■ Exercise description: Identify each line holding the string "chart" and copy it.

begin

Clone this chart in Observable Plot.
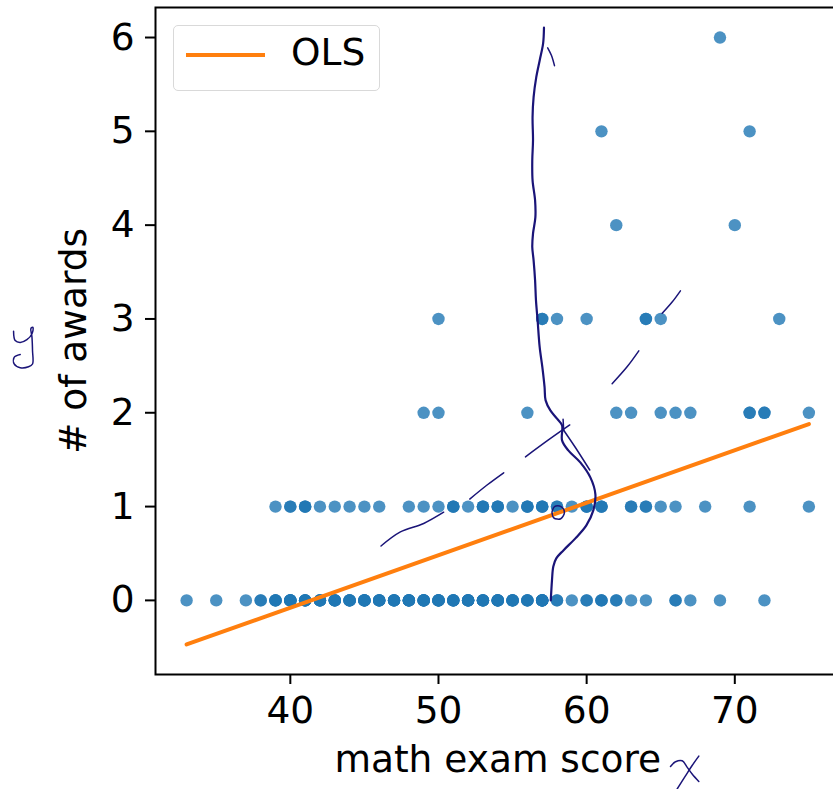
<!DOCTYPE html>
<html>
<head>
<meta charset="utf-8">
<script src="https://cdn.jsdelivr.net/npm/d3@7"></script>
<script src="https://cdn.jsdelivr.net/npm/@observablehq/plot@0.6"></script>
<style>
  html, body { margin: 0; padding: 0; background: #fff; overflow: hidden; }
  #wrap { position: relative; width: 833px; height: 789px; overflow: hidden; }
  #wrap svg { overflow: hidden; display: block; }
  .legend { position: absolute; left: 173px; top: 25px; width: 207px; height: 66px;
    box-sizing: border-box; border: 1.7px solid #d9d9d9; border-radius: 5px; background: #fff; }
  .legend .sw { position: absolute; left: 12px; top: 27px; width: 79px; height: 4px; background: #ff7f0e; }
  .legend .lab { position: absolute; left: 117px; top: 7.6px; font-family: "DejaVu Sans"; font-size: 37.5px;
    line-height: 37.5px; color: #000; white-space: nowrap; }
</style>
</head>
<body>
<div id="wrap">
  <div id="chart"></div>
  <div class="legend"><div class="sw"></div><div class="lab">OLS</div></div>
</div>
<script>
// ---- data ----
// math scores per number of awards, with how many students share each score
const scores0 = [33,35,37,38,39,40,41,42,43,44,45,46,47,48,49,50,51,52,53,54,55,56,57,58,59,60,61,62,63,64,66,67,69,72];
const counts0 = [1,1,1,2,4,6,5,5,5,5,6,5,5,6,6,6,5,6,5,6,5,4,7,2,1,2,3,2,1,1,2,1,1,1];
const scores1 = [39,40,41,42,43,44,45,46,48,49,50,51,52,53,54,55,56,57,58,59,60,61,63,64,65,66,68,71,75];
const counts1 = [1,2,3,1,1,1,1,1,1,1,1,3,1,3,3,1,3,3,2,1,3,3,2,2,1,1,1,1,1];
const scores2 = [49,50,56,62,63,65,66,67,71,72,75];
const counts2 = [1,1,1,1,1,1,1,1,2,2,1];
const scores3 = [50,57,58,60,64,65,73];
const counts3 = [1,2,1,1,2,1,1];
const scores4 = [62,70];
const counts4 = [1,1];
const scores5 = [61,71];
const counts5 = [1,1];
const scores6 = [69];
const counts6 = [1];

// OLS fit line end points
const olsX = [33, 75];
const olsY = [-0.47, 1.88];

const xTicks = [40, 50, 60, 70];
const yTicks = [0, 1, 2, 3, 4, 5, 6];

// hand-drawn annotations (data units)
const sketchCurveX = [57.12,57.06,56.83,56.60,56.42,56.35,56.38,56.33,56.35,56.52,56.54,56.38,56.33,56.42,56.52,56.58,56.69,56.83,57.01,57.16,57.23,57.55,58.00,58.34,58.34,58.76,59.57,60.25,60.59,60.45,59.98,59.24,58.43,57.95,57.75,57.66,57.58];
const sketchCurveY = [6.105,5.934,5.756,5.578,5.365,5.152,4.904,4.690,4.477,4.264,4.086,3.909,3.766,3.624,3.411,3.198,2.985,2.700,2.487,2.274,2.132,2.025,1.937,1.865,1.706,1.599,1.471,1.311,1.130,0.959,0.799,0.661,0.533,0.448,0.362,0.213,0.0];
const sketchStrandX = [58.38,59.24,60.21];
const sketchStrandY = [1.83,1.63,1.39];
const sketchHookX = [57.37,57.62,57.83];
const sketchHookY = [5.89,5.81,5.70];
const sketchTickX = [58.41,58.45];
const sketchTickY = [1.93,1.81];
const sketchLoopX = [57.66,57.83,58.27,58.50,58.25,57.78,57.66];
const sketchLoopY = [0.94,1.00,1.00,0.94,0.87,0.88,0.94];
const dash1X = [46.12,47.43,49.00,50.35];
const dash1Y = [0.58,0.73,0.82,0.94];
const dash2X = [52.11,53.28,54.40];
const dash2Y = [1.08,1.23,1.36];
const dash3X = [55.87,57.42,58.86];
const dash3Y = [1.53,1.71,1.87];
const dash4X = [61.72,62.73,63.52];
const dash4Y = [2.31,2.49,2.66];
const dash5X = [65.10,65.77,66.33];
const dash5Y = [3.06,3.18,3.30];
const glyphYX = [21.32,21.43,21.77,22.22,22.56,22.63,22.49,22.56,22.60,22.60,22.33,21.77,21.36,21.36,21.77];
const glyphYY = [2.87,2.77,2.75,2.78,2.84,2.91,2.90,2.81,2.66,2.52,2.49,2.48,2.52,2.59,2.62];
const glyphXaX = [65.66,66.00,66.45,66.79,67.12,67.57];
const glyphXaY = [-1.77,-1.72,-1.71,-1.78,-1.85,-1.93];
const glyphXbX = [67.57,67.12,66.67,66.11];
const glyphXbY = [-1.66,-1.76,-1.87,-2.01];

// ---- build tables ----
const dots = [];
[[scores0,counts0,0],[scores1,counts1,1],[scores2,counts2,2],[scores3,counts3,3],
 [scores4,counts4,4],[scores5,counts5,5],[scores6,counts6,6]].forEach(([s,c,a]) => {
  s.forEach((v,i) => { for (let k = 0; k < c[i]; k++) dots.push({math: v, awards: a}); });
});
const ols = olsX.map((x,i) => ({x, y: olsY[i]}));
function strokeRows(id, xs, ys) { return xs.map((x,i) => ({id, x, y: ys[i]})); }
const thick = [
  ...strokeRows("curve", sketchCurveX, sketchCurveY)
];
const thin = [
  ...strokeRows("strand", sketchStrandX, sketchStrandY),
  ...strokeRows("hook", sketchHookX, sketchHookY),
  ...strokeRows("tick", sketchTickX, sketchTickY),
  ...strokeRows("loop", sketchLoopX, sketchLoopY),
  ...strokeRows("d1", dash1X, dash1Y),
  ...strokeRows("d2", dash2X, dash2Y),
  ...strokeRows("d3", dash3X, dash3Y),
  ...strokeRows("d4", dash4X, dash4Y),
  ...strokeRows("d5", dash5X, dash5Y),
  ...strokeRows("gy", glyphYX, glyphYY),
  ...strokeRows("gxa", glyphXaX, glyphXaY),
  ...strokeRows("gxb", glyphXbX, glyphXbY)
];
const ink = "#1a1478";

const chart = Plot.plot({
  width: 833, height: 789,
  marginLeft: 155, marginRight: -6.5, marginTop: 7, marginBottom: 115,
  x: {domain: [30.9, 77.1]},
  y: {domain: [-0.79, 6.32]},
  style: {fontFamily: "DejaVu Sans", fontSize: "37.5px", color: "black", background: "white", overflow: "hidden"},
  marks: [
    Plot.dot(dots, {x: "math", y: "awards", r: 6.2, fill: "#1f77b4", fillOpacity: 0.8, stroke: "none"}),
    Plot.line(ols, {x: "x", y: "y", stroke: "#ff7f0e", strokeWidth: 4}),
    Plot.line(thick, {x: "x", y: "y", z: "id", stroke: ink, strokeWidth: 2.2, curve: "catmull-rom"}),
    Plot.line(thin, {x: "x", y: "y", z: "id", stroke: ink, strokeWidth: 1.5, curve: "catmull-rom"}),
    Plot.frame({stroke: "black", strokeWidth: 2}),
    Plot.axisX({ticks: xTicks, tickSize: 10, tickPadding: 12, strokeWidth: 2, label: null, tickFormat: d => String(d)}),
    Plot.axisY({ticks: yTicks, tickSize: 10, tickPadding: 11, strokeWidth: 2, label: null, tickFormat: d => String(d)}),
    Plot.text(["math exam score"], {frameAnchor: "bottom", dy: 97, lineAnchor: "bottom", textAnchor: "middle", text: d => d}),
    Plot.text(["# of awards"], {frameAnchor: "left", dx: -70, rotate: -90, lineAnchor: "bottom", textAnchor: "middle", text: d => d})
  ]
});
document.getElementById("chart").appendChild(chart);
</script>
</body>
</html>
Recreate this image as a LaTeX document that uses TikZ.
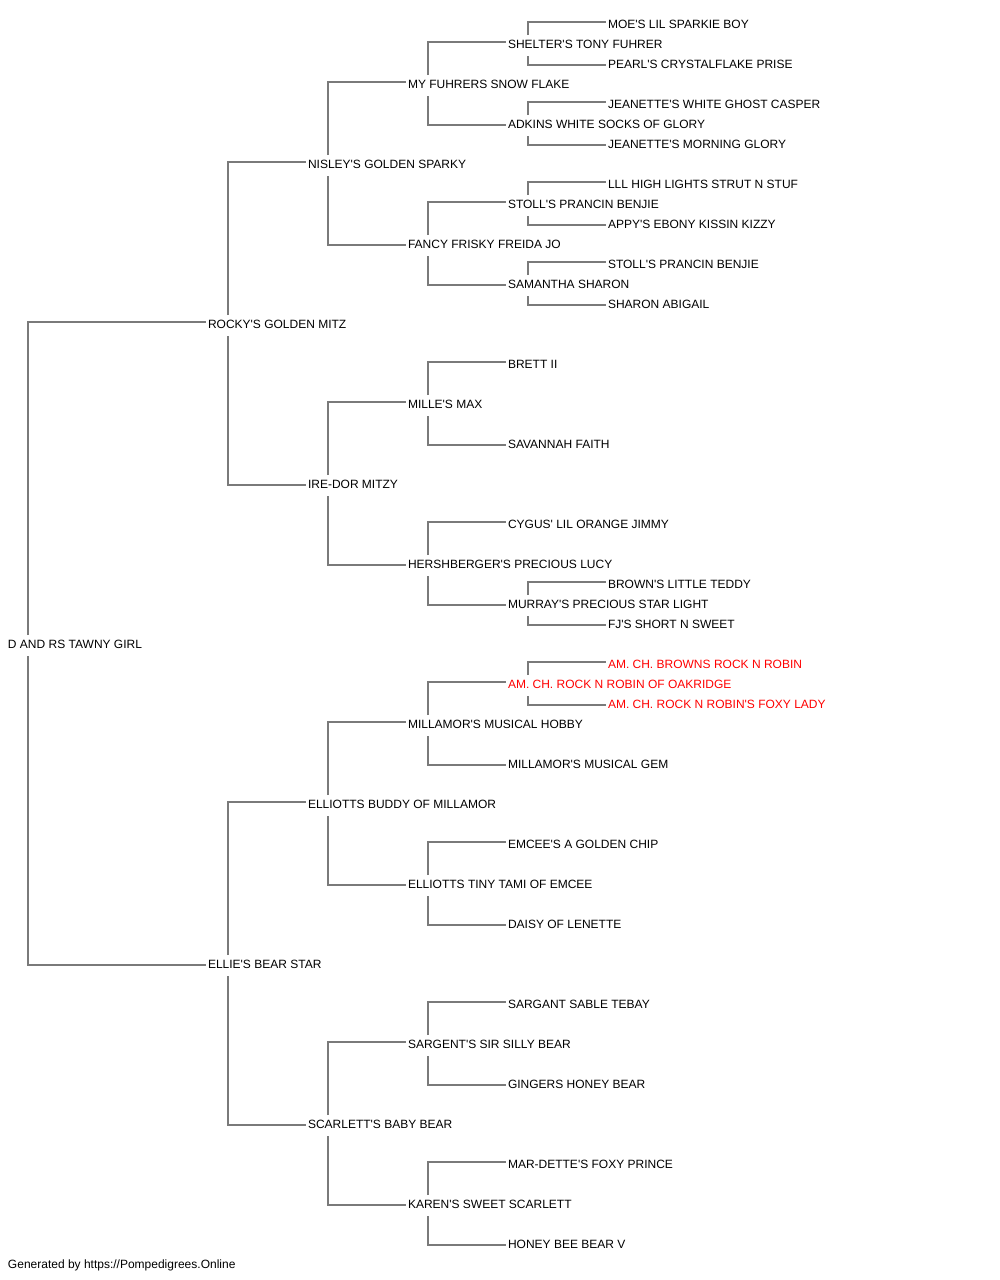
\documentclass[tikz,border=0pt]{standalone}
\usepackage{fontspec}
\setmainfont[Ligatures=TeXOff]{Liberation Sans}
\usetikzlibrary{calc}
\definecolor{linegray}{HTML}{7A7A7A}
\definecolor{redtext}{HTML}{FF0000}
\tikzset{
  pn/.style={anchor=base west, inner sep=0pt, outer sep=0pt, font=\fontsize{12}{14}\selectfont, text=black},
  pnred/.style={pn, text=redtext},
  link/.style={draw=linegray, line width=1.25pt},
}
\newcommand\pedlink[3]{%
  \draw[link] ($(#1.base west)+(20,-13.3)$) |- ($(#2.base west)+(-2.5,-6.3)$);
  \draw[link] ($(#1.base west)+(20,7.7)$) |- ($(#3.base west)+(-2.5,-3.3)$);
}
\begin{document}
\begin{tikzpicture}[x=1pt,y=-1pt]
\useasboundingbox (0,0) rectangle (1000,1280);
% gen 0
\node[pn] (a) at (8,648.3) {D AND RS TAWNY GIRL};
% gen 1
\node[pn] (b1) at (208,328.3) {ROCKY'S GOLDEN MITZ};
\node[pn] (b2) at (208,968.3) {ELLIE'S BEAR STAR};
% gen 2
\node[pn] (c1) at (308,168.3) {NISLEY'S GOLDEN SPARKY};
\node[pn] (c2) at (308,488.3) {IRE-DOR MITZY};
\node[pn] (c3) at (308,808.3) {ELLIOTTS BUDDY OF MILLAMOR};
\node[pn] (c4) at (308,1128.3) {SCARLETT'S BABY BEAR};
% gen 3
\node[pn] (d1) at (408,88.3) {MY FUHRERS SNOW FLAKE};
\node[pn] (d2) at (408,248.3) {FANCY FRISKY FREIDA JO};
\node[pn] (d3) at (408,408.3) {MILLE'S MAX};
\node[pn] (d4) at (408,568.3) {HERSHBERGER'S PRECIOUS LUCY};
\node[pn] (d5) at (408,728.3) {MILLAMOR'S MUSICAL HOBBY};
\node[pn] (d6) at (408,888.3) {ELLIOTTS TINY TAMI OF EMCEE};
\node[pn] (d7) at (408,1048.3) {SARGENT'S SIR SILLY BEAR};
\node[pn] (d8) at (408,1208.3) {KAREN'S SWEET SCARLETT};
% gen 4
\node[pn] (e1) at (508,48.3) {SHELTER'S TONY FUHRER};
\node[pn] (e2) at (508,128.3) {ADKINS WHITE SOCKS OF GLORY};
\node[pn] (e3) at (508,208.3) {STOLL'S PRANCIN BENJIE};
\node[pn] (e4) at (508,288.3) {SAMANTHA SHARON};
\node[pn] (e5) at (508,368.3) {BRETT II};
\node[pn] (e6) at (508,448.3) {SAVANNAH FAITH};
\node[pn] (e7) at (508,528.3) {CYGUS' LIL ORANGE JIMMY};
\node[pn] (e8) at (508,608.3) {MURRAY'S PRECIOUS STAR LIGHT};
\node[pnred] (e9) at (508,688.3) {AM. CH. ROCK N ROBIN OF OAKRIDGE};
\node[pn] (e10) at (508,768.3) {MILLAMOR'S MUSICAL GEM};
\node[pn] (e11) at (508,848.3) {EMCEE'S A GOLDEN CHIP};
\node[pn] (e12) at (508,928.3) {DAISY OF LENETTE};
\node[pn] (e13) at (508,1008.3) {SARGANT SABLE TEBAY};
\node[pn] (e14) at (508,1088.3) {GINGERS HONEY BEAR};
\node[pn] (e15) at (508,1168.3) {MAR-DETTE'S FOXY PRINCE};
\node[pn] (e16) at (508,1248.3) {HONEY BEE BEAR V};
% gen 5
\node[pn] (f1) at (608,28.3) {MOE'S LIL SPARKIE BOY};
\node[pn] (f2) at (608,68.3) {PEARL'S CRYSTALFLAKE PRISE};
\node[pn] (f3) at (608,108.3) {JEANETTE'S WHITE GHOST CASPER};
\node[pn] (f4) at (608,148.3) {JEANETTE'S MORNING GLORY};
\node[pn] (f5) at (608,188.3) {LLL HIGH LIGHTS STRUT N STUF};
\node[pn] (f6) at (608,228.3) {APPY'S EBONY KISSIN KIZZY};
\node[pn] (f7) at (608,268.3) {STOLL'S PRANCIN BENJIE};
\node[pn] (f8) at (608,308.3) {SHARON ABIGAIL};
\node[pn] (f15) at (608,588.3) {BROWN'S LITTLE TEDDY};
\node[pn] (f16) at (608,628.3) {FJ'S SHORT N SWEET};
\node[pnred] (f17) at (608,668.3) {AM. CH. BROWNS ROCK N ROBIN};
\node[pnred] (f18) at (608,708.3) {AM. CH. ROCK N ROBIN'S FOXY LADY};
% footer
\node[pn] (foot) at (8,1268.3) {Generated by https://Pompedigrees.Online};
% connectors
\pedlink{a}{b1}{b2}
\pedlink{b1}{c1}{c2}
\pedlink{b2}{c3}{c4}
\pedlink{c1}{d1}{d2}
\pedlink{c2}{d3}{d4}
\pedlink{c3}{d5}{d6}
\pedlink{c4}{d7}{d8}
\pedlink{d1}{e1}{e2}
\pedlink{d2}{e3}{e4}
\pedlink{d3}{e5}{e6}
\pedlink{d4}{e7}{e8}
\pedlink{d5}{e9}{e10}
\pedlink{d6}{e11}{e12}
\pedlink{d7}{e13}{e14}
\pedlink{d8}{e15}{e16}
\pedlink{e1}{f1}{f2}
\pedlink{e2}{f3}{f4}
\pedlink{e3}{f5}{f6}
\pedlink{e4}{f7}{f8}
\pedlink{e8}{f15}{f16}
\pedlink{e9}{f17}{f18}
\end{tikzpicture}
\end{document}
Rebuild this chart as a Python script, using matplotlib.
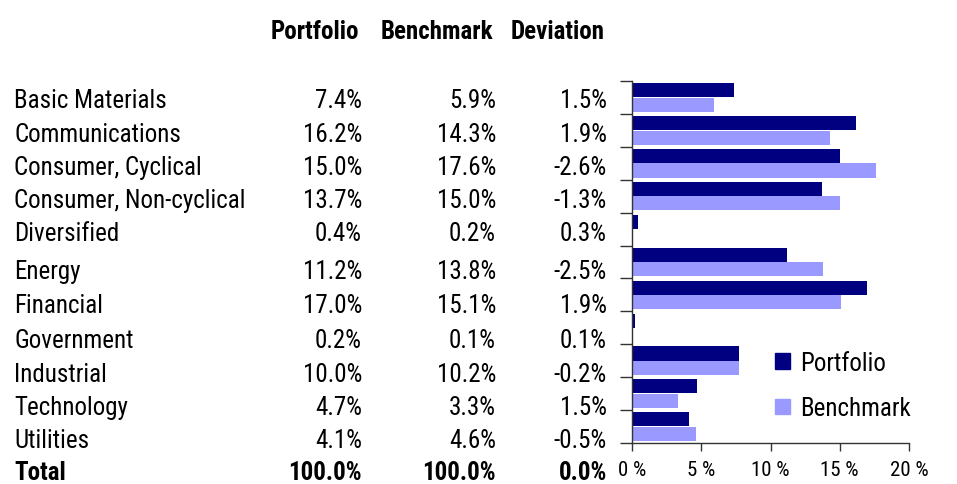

end

■ The answer:
Clone this chart in Observable Plot.
  <div id="chart"></div>
const chart = Plot.plot({
document.getElementById("chart").appendChild(chart);
Rebuild this chart as a Python script, using matplotlib.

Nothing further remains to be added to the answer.